It had taken months to earn their trust. I had to show a willingness to listen. To demonstrate flexibility in shared decision-making. Each clinic visit involved negotiations. I thought I could make them more comfortable with my medications. They did not want to try my medications. I pushed, and they pushed back. I pulled, and they pulled away. I made lots of suggestions, but most of them were shot down. The interactions were always polite, but it was difficult to engage.
I was sure the treatments were making them feel worse, but they would’ve done anything to live longer, no matter what the personal cost. 12 cycles of chemotherapy meant eight months of being imprisoned mostly at home. Unable to venture far from the toilet because of the almost constant diarrhoea. Always accompanied by crampy abdominal pain, day and night. Long days and longer, lonely nights. There was no way to rest properly apart from the few days between cycles when they’d feel almost normal again. Then it was time to start the next cycle.
They had planned a trip with their family. They wanted the children to travel with them to far-off lands. They wanted to create a memory of an exciting family trip. The journey was booked for six months. I was worried about our patient living through the next four months let alone six months. I talked about smaller trips closer to home. The children just want to spend time with their parents. It doesn’t have to be fancy. Short day trips would be just as memorable. The children missed their parent’s cooking. Their other parent didn’t cook as well despite their best efforts. The kids longed for a taste of normality.
We got to know each other during further outpatient clinic visits. I would listen to what had been happening.
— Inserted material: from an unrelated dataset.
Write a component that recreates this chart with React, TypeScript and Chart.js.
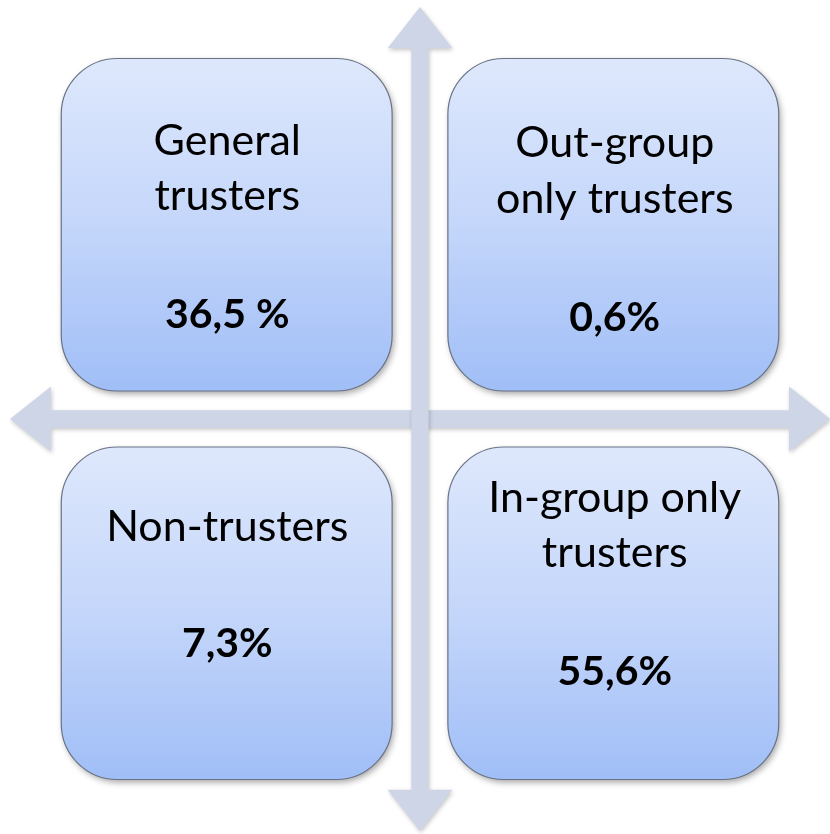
import React, { useEffect, useRef } from "react";
import { Chart, registerables } from "chart.js";

Chart.register(...registerables);

// Quadrant content
const quadrantLabels: string[][] = [
  ["General", "trusters"],
  ["Out-group", "only trusters"],
  ["Non-trusters"],
  ["In-group only", "trusters"],
];
const quadrantValues: string[] = ["36,5 %", "0,6%", "7,3%", "55,6%"];
// quadrant centres in axis units (x: -1..1, y: -1..1)
const quadrantX: number[] = [-0.47, 0.475, -0.47, 0.475];
const quadrantY: number[] = [0.472, 0.472, -0.47, -0.47];

// layout (axis units, text baselines)
const boxInner = 0.068;
const boxOuter = 0.875;
const labelLineY: number[][] = [
  [0.641, 0.507],
  [0.636, 0.5],
  [-0.296],
  [-0.226, -0.359],
];
const valueY: number[] = [0.221, 0.214, -0.578, -0.646];

const FONT = "Lato, 'Open Sans', sans-serif";

const quadrantPlugin = {
  id: "quadrants",
  beforeDatasetsDraw(chart: any) {
    const { ctx, scales } = chart;
    const xs = scales.x;
    const ys = scales.y;
    const px = (v: number) => xs.getPixelForValue(v);
    const py = (v: number) => ys.getPixelForValue(v);

    // arrows
    const shaft = 0.021;
    const headW = 0.079;
    const headLx = 0.1;
    const headLy = 0.1;
    ctx.save();
    ctx.fillStyle = "rgb(205,213,230)";
    ctx.shadowColor = "rgba(0,0,0,0.22)";
    ctx.shadowBlur = 4;
    ctx.shadowOffsetX = 1;
    ctx.shadowOffsetY = 2;
    // horizontal
    ctx.beginPath();
    ctx.moveTo(px(-1), py(0));
    ctx.lineTo(px(-1 + headLx), py(headW));
    ctx.lineTo(px(-1 + headLx), py(shaft));
    ctx.lineTo(px(1 - headLx), py(shaft));
    ctx.lineTo(px(1 - headLx), py(headW));
    ctx.lineTo(px(1), py(0));
    ctx.lineTo(px(1 - headLx), py(-headW));
    ctx.lineTo(px(1 - headLx), py(-shaft));
    ctx.lineTo(px(-1 + headLx), py(-shaft));
    ctx.lineTo(px(-1 + headLx), py(-headW));
    ctx.closePath();
    ctx.fill();
    // vertical
    ctx.beginPath();
    ctx.moveTo(px(0), py(1));
    ctx.lineTo(px(headW), py(1 - headLy));
    ctx.lineTo(px(shaft), py(1 - headLy));
    ctx.lineTo(px(shaft), py(-1 + headLy));
    ctx.lineTo(px(headW), py(-1 + headLy));
    ctx.lineTo(px(0), py(-1));
    ctx.lineTo(px(-headW), py(-1 + headLy));
    ctx.lineTo(px(-shaft), py(-1 + headLy));
    ctx.lineTo(px(-shaft), py(1 - headLy));
    ctx.lineTo(px(-headW), py(1 - headLy));
    ctx.closePath();
    ctx.fill();
    ctx.restore();

    // boxes
    quadrantX.forEach((cx, i) => {
      const sx = Math.sign(cx);
      const sy = Math.sign(quadrantY[i]);
      const x1 = px(sx < 0 ? -boxOuter : boxInner);
      const x2 = px(sx < 0 ? -boxInner : boxOuter);
      const y1 = py(sy > 0 ? boxOuter : -boxInner);
      const y2 = py(sy > 0 ? boxInner : -boxOuter);
      const w = x2 - x1;
      const h = y2 - y1;
      const r = 56;
      ctx.save();
      const g = ctx.createLinearGradient(0, y1, 0, y2);
      g.addColorStop(0, "rgb(222,232,252)");
      g.addColorStop(0.5, "rgb(196,214,250)");
      g.addColorStop(1, "rgb(160,190,247)");
      ctx.beginPath();
      ctx.roundRect(x1, y1, w, h, r);
      ctx.shadowColor = "rgba(0,0,0,0.35)";
      ctx.shadowBlur = 6;
      ctx.shadowOffsetX = 2;
      ctx.shadowOffsetY = 3;
      ctx.fillStyle = g;
      ctx.fill();
      ctx.shadowColor = "transparent";
      ctx.lineWidth = 1.2;
      ctx.strokeStyle = "rgb(105,115,135)";
      ctx.stroke();
      ctx.restore();

      // text
      ctx.save();
      ctx.fillStyle = "#000";
      ctx.textAlign = "center";
      ctx.textBaseline = "alphabetic";
      ctx.font = `400 43px ${FONT}`;
      quadrantLabels[i].forEach((line, j) => {
        ctx.fillText(line, px(cx), py(labelLineY[i][j]));
      });
      ctx.font = `700 41px ${FONT}`;
      ctx.fillText(quadrantValues[i], px(cx), py(valueY[i]));
      ctx.restore();
    });
  },
};

export default function App() {
  const ref = useRef<HTMLCanvasElement | null>(null);
  useEffect(() => {
    document.body.style.margin = "0";
    const canvas = ref.current!;
    const chart = new Chart(canvas, {
      type: "scatter",
      data: {
        datasets: [
          {
            data: quadrantX.map((x, i) => ({ x, y: quadrantY[i] })),
            pointRadius: 0,
            pointHoverRadius: 0,
          },
        ],
      },
      options: {
        responsive: false,
        animation: false,
        events: [],
        layout: { padding: { left: 10, right: 0, top: 7, bottom: 3 } },
        plugins: { legend: { display: false }, tooltip: { enabled: false } },
        scales: {
          x: { type: "linear", min: -1, max: 1, display: false },
          y: { type: "linear", min: -1, max: 1, display: false },
        },
      },
      plugins: [quadrantPlugin],
    });
    return () => chart.destroy();
  }, []);
  return (
    <div style={{ width: 830, height: 834, background: "#fff" }}>
      <canvas ref={ref} width={830} height={834} style={{ display: "block" }} />
    </div>
  );
}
I would make suggestions, most of which would be rejected.
“Not yet, I’m not ready yet.”
“Okay, will you try this instead?”
“Only at a low dose.”
“Sure, I’d normally start at a higher dose, but please try it out.”
After the clinic visits, I would write letters to the Oncologist, suggesting that the chemotherapy treatments were making things worse. Eventually, the treatments were discontinued.
The patient came in with their spouse and we agreed to try different pain relief agents. I offered an inpatient admission, but they were not ready yet. The pain was worsening but they did not want what we had to offer. A week or so later the patient ended up in the hospital and had an uncomfortable night. The following morning they asked to be admitted to hospice, fortunately, we had a bed available.
They were willing to try other medications for pain but were not interested in anything for nausea or distress. We listened and followed their guidance. We managed to control the pain well over the next week. Just in time for a child’s birthday party. The smile said it all our patient felt better once the pain was controlled. Discharged home after the weekend.
During further clinic visits, more was revealed, including private information. Trust was growing between us. Fears were explored. Negotiations continued but progress was made. Back to our clinic every few weeks, then more often as their condition worsened. Too obvious weight loss revealed cheekbones and muscle loss. They shrunk as what was within them continued to grow. The mind and will were as strong as ever but the body was diminishing. They didn’t want to feel sleepy and thus put up with more pain than I would’ve liked them to. Determined to stay themselves, no matter the cost.
On the last visit, things were different. The first admission of fatigue, the suffering had become too much to bear. They talked openly about death and dying, that it would be a relief from suffering. They agreed to higher doses of pain relief and other medications that had been rejected many times before. We discussed the possibility of their losing consciousness soon, and a promise was made that we would keep them comfortable and work to maintain their dignity. They felt understood and cared for.